Our logs showed clean inputs, our tests were green, but deep in the data pipeline, a subtle creep had begun. Over time, identifiers shifted in ways that made them useless for correlation. The cause was a quiet failure to protect and preserve what we thought was fixed. That’s when we learned the real value of data minimization and stable numbers.
Why stable numbers fail without data minimization
Stable numbers—persistent, consistent identifiers—are at the core of reliable systems. They power accurate analytics, secure integrations, and reproducible results. But stability doesn’t happen by accident. Without strict data minimization, entropy seeps in. Systems collect more fields than needed. Sensitive information gets mixed into IDs. Small schema changes slip into production. Over weeks or months, identifiers mutate, and trust in the data erodes.

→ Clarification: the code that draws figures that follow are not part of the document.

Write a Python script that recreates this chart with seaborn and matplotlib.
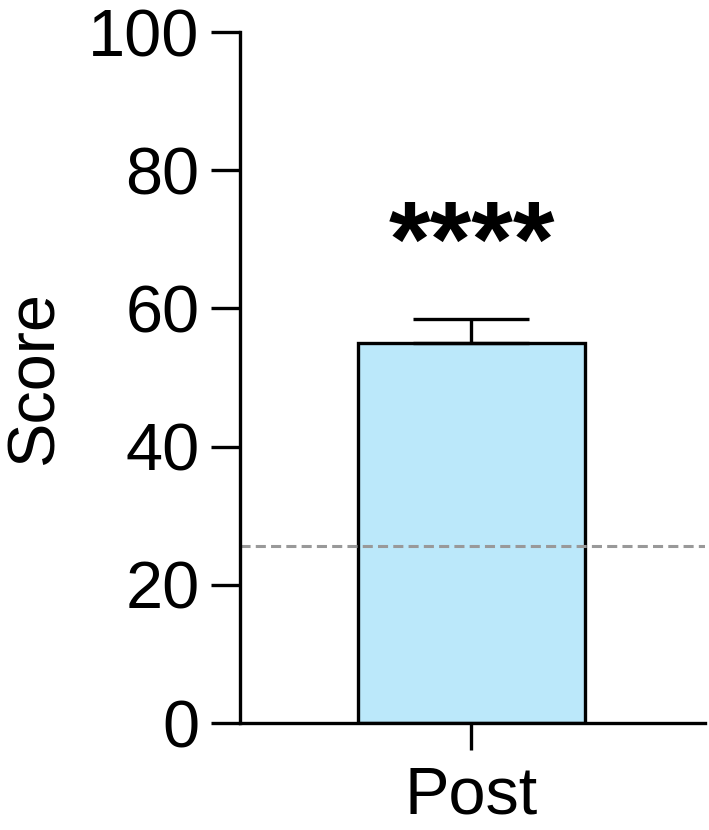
import matplotlib
matplotlib.use("Agg")
import matplotlib.pyplot as plt
import seaborn as sns
import pandas as pd

# values
groups = ["Post"]
scores = [55.0]
sem_upper = [3.4]
chance_level = 25.6
stars = "****"
y_ticks = [0, 20, 40, 60, 80, 100]

sns.set_style("ticks")
plt.rcParams["font.family"] = ["Liberation Sans", "DejaVu Sans"]
plt.rcParams["text.color"] = "black"
plt.rcParams["axes.labelcolor"] = "black"
plt.rcParams["xtick.color"] = "black"
plt.rcParams["ytick.color"] = "black"
plt.rcParams["axes.edgecolor"] = "black"

df = pd.DataFrame({"group": groups, "score": scores})

fig = plt.figure(figsize=(7.09, 8.30), dpi=100)
ax = fig.add_axes([0.3385, 0.1289, 0.6555, 0.8325])

sns.barplot(data=df, x="group", y="score", color="#BBE8FA", saturation=1,
            width=0.976, edgecolor="black", linewidth=2.4, errorbar=None, ax=ax)

# upper-only error bar
ax.errorbar(range(len(groups)), scores, yerr=[[0] * len(groups), sem_upper],
            fmt="none", ecolor="black", elinewidth=2.4, capsize=42, capthick=2.4,
            zorder=1)

# chance line
ax.axhline(chance_level, color="#999999", linestyle=(0, (3.3, 1.7)), linewidth=2.2, zorder=5)

# significance stars
for i, s in enumerate(scores):
    ax.text(i, 68.8, stars, ha="center", va="center", fontsize=77, fontweight="bold")

ax.set_xlim(-0.996, 1.004)
ax.set_ylim(0, 100)
ax.set_yticks(y_ticks)
ax.set_xlabel("")
ax.set_ylabel("Score", fontsize=48, labelpad=16)

for side in ["top", "right"]:
    ax.spines[side].set_visible(False)
for side in ["left", "bottom"]:
    ax.spines[side].set_linewidth(2.4)
ax.spines["left"].set_zorder(6)

ax.tick_params(axis="y", length=21, width=2.4, pad=8, labelsize=48)
ax.tick_params(axis="x", length=19.5, width=2.4, pad=11, labelsize=48)

fig.savefig("out.png", dpi=100)
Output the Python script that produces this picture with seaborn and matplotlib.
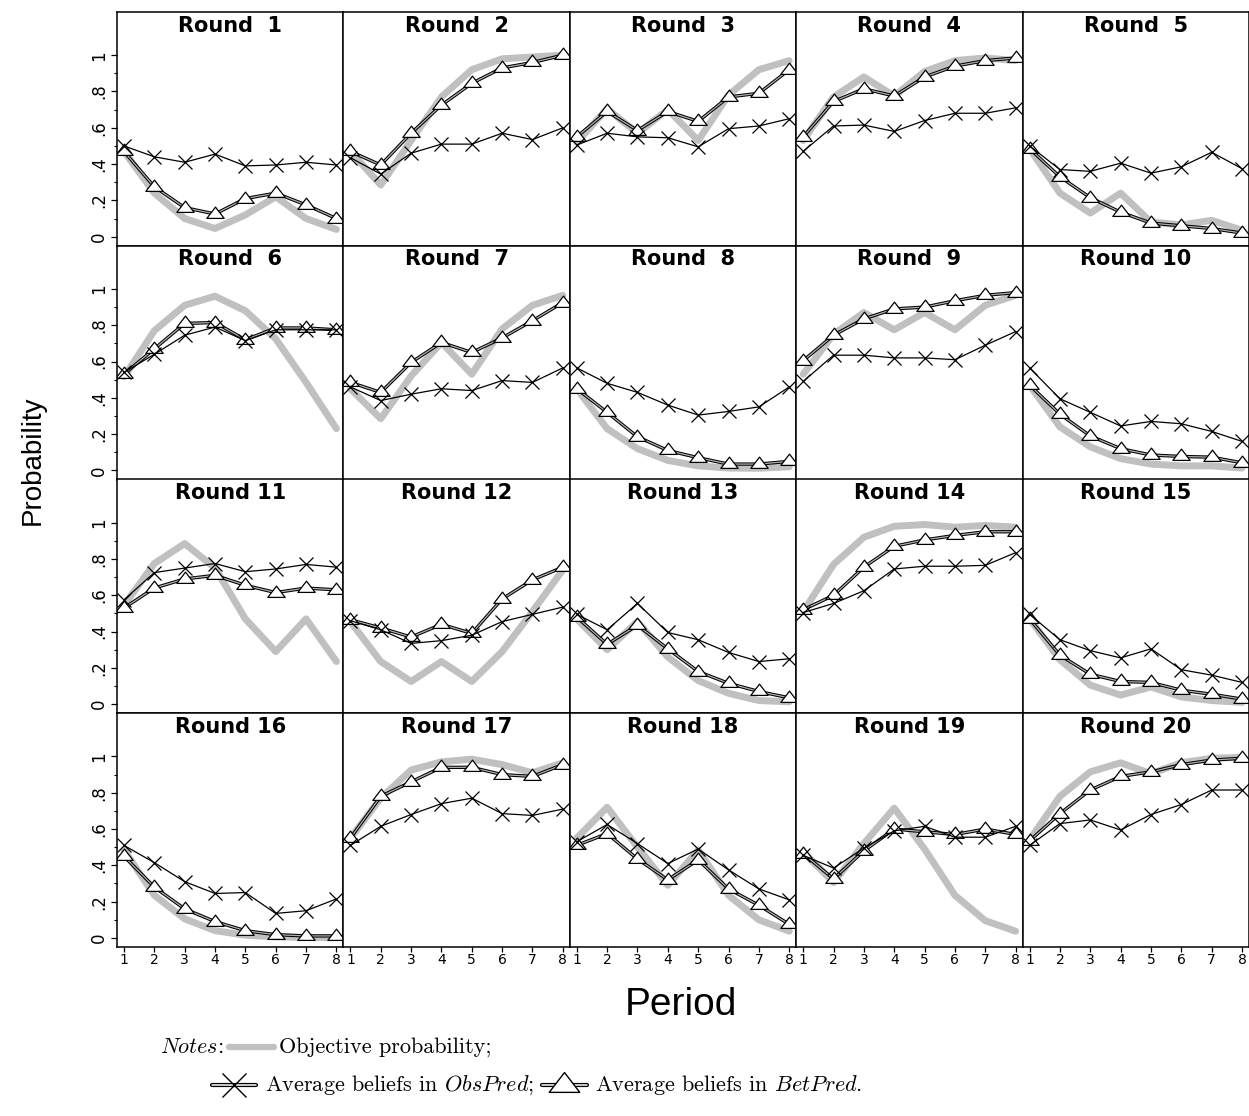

Data minimization is not only a security principle; it is a stability principle. When you store only the minimum needed to generate or maintain a stable number, you shrink the surface area for breakage. The less junk around your core IDs, the fewer chances for drift.
How to make stable numbers truly stable
Start by isolating the definition of each stable number in one place. It must be derived from inputs that are themselves stable and minimal. Avoid feeding it transient fields like timestamps, randomized salts (unless intentional), or anything that can be reformatted. Document the generation logic as part of your schema contract.